SOURCE DATA>
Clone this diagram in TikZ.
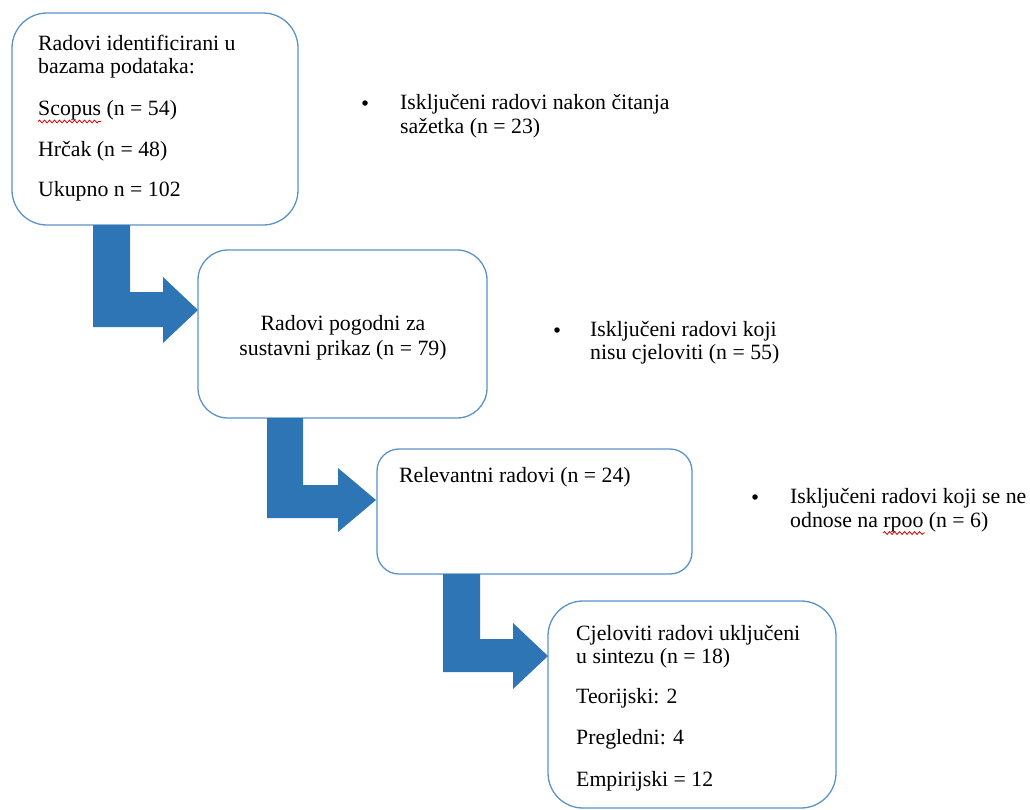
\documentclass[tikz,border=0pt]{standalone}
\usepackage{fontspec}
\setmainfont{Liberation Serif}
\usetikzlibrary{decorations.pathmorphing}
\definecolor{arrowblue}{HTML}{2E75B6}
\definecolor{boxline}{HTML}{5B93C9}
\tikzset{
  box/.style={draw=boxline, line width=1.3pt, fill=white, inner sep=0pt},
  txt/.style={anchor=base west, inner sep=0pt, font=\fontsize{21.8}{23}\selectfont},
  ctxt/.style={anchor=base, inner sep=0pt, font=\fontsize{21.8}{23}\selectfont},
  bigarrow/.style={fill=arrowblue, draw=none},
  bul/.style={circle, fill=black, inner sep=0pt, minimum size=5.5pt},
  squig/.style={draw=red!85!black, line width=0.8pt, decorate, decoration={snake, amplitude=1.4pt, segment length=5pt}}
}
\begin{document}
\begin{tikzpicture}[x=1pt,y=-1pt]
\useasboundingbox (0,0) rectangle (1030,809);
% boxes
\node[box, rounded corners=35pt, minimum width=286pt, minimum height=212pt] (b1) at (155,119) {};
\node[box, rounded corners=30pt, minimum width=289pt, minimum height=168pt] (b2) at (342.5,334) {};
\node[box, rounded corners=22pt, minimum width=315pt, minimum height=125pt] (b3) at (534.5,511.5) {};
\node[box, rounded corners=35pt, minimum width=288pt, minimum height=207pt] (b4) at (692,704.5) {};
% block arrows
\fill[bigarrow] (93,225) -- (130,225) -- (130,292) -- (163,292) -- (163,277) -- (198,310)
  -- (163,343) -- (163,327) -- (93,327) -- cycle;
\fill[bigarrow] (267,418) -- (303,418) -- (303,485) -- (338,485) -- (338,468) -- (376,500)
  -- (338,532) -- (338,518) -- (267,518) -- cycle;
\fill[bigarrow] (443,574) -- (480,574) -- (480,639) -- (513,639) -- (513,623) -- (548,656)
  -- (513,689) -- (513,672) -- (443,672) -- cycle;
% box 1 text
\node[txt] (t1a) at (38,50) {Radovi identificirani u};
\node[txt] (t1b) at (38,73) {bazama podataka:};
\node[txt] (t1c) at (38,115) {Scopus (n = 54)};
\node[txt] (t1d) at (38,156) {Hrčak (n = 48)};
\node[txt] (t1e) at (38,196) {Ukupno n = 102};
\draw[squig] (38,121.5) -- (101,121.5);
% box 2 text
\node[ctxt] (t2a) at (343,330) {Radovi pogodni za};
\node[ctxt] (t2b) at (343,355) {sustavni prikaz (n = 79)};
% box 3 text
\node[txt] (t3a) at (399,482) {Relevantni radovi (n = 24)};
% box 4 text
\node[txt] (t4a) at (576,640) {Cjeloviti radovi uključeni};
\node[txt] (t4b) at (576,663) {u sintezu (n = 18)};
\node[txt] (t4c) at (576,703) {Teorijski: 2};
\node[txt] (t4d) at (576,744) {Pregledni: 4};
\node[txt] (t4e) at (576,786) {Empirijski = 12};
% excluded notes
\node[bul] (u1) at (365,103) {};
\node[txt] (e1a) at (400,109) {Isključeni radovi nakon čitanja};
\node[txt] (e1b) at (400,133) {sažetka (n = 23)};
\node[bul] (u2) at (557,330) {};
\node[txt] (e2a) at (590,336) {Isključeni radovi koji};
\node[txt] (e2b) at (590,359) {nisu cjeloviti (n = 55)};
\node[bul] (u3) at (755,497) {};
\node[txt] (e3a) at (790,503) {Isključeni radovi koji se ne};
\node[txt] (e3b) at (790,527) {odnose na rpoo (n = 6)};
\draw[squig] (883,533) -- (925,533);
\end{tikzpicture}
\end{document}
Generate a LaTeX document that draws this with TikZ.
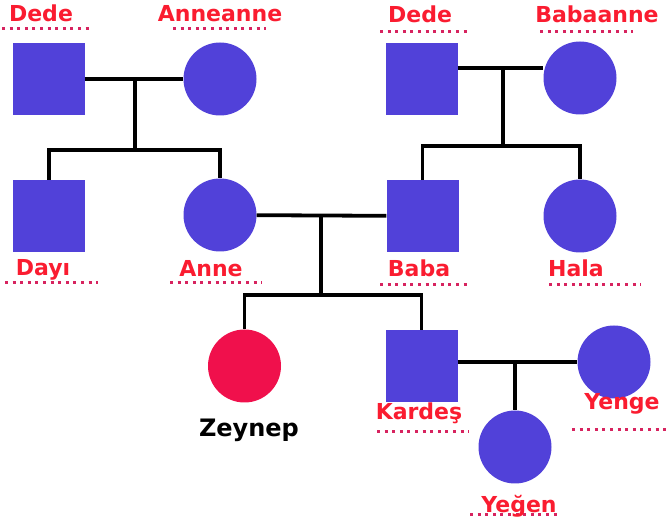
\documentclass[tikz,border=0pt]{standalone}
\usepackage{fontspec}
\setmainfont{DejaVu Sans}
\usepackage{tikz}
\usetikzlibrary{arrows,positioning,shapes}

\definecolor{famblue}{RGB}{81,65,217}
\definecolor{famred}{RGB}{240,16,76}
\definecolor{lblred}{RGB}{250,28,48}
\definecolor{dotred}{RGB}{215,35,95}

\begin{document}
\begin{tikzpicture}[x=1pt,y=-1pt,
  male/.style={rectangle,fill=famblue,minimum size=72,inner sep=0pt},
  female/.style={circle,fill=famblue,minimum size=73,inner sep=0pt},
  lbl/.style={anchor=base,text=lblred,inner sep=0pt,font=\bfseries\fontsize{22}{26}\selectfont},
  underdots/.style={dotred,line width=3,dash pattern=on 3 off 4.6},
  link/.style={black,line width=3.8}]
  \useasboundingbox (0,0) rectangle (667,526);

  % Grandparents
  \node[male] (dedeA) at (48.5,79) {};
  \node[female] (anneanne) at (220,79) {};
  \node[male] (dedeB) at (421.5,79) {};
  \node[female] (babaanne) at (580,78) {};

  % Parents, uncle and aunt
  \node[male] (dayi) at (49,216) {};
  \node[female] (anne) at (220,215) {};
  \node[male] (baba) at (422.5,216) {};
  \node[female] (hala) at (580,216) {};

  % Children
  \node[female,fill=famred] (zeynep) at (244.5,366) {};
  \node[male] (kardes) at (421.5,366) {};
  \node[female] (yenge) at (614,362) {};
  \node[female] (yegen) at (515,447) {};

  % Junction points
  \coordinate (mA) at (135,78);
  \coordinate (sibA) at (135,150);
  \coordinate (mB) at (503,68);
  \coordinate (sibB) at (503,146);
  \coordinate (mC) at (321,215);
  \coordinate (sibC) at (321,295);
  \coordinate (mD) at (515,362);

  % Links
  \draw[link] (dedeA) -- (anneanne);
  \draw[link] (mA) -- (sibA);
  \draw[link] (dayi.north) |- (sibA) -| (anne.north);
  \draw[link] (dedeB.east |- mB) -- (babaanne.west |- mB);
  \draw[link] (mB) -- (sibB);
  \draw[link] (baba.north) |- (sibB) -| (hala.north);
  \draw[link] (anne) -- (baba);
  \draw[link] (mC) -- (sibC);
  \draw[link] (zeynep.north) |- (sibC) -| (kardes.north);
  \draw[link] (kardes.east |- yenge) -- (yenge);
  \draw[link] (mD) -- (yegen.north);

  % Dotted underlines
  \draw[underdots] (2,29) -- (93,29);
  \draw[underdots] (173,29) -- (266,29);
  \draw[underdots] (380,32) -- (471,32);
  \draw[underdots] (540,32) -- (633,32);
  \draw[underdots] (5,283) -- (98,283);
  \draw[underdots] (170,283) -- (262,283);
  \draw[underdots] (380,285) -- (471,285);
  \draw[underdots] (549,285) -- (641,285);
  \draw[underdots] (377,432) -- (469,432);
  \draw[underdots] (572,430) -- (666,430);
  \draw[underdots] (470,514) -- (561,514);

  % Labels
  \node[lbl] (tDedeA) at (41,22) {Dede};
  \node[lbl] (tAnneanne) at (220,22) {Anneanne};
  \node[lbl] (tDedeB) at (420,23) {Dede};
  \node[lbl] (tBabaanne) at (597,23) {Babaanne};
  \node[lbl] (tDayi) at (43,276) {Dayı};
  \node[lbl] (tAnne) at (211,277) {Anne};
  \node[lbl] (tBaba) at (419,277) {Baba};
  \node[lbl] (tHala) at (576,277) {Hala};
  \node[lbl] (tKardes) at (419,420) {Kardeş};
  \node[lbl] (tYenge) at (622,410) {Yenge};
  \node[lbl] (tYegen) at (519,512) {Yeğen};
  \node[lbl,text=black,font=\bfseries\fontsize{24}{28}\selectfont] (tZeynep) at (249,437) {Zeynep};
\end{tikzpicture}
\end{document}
---
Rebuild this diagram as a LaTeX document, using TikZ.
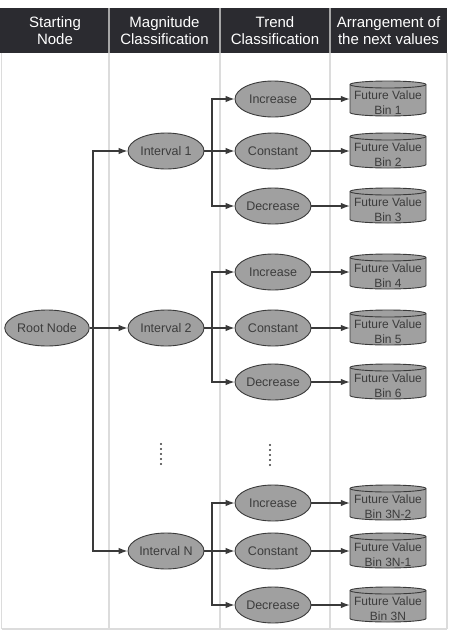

EXERCISE DESCRIPTION> Tally the lines in the records above that contain the word "this", and give only that number.

THE OUTPUT> 3